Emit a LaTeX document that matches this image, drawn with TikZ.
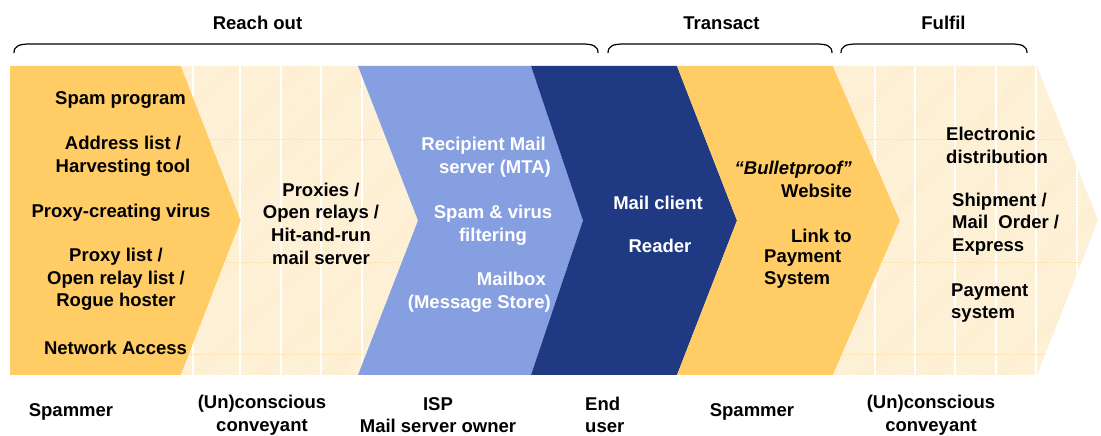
\documentclass[tikz,border=0pt]{standalone}
\usepackage{fontspec}
\setmainfont{Liberation Sans}
\usetikzlibrary{patterns}

\definecolor{amber}{HTML}{FFCC66}
\definecolor{sky}{HTML}{869FE0}
\definecolor{navy}{HTML}{1F3A82}
\definecolor{cream}{HTML}{FFF6E3}
\definecolor{hatchline}{HTML}{FBE2B2}
\definecolor{seam}{HTML}{FFE8B8}

% outlines of the two textured (hatched) stages
\newcommand\relayShape{(181,66) -- (358,66) -- (418,220.5) -- (358,375) -- (181,375) -- (241,220.5) -- cycle}
\newcommand\fulfilShape{(833,66) -- (1037,66) -- (1098,220.5) -- (1037,375) -- (833,375) -- (900,220.5) -- cycle}

\tikzset{
  txt/.style={font=\bfseries\fontsize{18.5bp}{22.7bp}\selectfont, inner sep=0pt, align=center},
  dark/.style={txt, text=black},
  light/.style={txt, text=white},
  bracket/.style={line width=1.2bp, draw=black},
  texture/.style={pattern=north east lines, pattern color=hatchline},
  seamv/.style={draw=white, line width=1.2bp},
  seamh/.style={draw=seam, line width=1bp},
}

\begin{document}
\begin{tikzpicture}[x=1bp, y=-1bp]
\useasboundingbox (0,0) rectangle (1101,436);

% ---- phase labels and brackets ----
\node[dark] (reach)    at (257.5,23) {Reach out};
\node[dark] (transact) at (721.5,23) {Transact};
\node[dark] (fulfil)   at (943.5,23) {Fulfil};
\foreach \a/\b in {14/598, 608/832, 841/1027}
  \draw[bracket] (\a,53) .. controls (\a,46) and (\a+5,44) .. (\a+16,44)
     -- (\b-16,44) .. controls (\b-5,44) and (\b,46) .. (\b,53);

% ---- value chain ----
\fill[amber] (10,66) -- (181,66) -- (241,220.5) -- (181,375) -- (10,375) -- cycle;
\fill[cream] \relayShape;
\fill[texture] \relayShape;
\begin{scope}
  \clip \relayShape;
  \foreach \x in {193,240,281,321,362} \draw[seamv] (\x,66) -- (\x,375);
  \foreach \y in {140,263,355} \draw[seamh] (181,\y) -- (420,\y);
\end{scope}
\fill[sky]  (358,66) -- (531,66) -- (583,220.5) -- (531,375) -- (358,375) -- (418,220.5) -- cycle;
\fill[navy] (531,66) -- (677,66) -- (737,220.5) -- (677,375) -- (531,375) -- (583,220.5) -- cycle;
\fill[amber] (677,66) -- (833,66) -- (900,220.5) -- (833,375) -- (677,375) -- (737,220.5) -- cycle;
\fill[cream] \fulfilShape;
\fill[texture] \fulfilShape;
\begin{scope}
  \clip \fulfilShape;
  \foreach \x in {875,915,955,996,1036,1077} \draw[seamv] (\x,66) -- (\x,375);
  \foreach \y in {140,263,355} \draw[seamh] (833,\y) -- (1100,\y);
\end{scope}

\begin{scope}[yshift=-2.5bp]
% ---- spammer stage ----
\node[dark] (spamprog) at (120.5,98)  {Spam program};
\node[dark] (addr)     at (123,153.5) {Address list /\\Harvesting tool};
\node[dark] (virus)    at (121,210)   {Proxy-creating virus};
\node[dark] (proxies)  at (116,277)   {Proxy list /\\Open relay list /\\Rogue hoster};
\node[dark] (netacc)   at (115.5,345) {Network Access};

% ---- conveyant stage ----
\node[dark] (relays) at (321,221) {Proxies /\\Open relays /\\Hit-and-run\\mail server};

% ---- ISP stage ----
\node[light, align=right, anchor=east] (mta)  at (551,154.5) {Recipient Mail\kern5bp\\server (MTA)};
\node[light] (filter) at (493,222.5) {Spam \& virus\\filtering};
\node[light, align=right, anchor=east] (mbox) at (551,289.5) {Mailbox\kern5bp\\(Message Store)};

% ---- end user stage ----
\node[light] (client) at (658,200) {Mail client};
\node[light] (reader) at (660,243) {Reader};

% ---- transact stage ----
\node[dark, align=right, anchor=east] (site) at (852,177) {\textit{“Bulletproof”}\\Website};
\node[dark, anchor=east] (link) at (852,233) {Link to};
\node[dark, align=left, anchor=west] (paysys) at (764,266.5) {Payment\\System};

% ---- fulfilment stage ----
\node[dark, align=left, anchor=west] (edist) at (946,143)   {Electronic\\distribution};
\node[dark, align=left, anchor=west] (ship)  at (952,221.5) {Shipment /\\Mail\ \ Order /\\Express};
\node[dark, align=left, anchor=west] (pay)   at (951,300.5) {Payment\\system};
\end{scope}

% ---- actors ----
\node[dark] (actor1) at (71,412)  {Spammer};
\node[dark] (actor2) at (262,415) {(Un)conscious\\conveyant};
\node[dark] (actor3) at (438,415) {ISP\\Mail server owner};
\node[dark, align=left, anchor=west] (actor4) at (585,415) {End\\user};
\node[dark] (actor5) at (752,412) {Spammer};
\node[dark] (actor6) at (931,415) {(Un)conscious\\conveyant};
\end{tikzpicture}
\end{document}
━━━━━━━━━━━━━━━━━━━━
Leave out any pictures, please, and quote only the lines from the top of the data through the line that contains "-- (\b-16,44) ..".

» **Output of the task**
Emit a LaTeX document that matches this image, drawn with TikZ.
\documentclass[tikz,border=0pt]{standalone}
\usepackage{fontspec}
\setmainfont{Liberation Sans}
\usetikzlibrary{patterns}

\definecolor{amber}{HTML}{FFCC66}
\definecolor{sky}{HTML}{869FE0}
\definecolor{navy}{HTML}{1F3A82}
\definecolor{cream}{HTML}{FFF6E3}
\definecolor{hatchline}{HTML}{FBE2B2}
\definecolor{seam}{HTML}{FFE8B8}

% outlines of the two textured (hatched) stages
\newcommand\relayShape{(181,66) -- (358,66) -- (418,220.5) -- (358,375) -- (181,375) -- (241,220.5) -- cycle}
\newcommand\fulfilShape{(833,66) -- (1037,66) -- (1098,220.5) -- (1037,375) -- (833,375) -- (900,220.5) -- cycle}

\tikzset{
  txt/.style={font=\bfseries\fontsize{18.5bp}{22.7bp}\selectfont, inner sep=0pt, align=center},
  dark/.style={txt, text=black},
  light/.style={txt, text=white},
  bracket/.style={line width=1.2bp, draw=black},
  texture/.style={pattern=north east lines, pattern color=hatchline},
  seamv/.style={draw=white, line width=1.2bp},
  seamh/.style={draw=seam, line width=1bp},
}

\begin{document}
\begin{tikzpicture}[x=1bp, y=-1bp]
\useasboundingbox (0,0) rectangle (1101,436);

% ---- phase labels and brackets ----
\node[dark] (reach)    at (257.5,23) {Reach out};
\node[dark] (transact) at (721.5,23) {Transact};
\node[dark] (fulfil)   at (943.5,23) {Fulfil};
\foreach \a/\b in {14/598, 608/832, 841/1027}
  \draw[bracket] (\a,53) .. controls (\a,46) and (\a+5,44) .. (\a+16,44)
     -- (\b-16,44) .. controls (\b-5,44) and (\b,46) .. (\b,53);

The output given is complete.